Et disant cela, Prokophy enleva sa main musclé de la fourche du râteau sur lequel il s’était appuyé, la leva à son épaule, et s’en alla rejoindre les femmes.

« Oh le brave homme ! [Fr.] s’exclama le français poli, en riant. Et pour le moment c’est ainsi que s’est conclut sa mission diplomatique au peuple russe.

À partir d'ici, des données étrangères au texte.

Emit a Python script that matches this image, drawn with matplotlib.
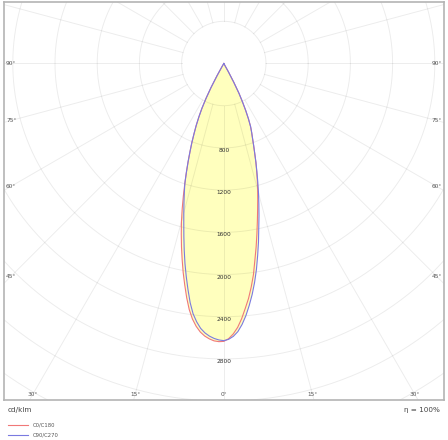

Les différents aspects de ces deux hommes – l’un brillant de fraîcheur et de verve, vêtu d’un manteau de la dernière coupe, exposant avec ses mains blanches qui n’avaient jamais connu le travail, comment le gouvernement allemand devrait être pressuré ; l’autre grossier, avec des brins de foin dans les cheveux, tassé par le travail assidu, brûlé par le soleil, toujours fatigué, et malgré sa plainte sévère, toujours au travail ; Prokophy, avec ses doigts enflés par le dur labeur, dans ses grands pantalons fait à la maison, ses souliers usés, et un grand tas de foin sur ses épaules, se déplaçant lentement, avec cette économie d’enjambée circonspecte commune à tous les travailleurs, — les différents aspects de ces deux hommes m’ont bien fait comprendre à ce moment-là, qui m’est revenu vivement depuis les festivités de Toulon-Paris.

L’un d’entre eux représentait la classe nourrie et supportée par le travail du peuple, et qui en retour utilise la totalité de ces gens comme « chair à canon » ; tandis que l’autre était cette même « chair à canon » qui nourrit et supporte ceux qui disposent ensuite d’elle de cette façon.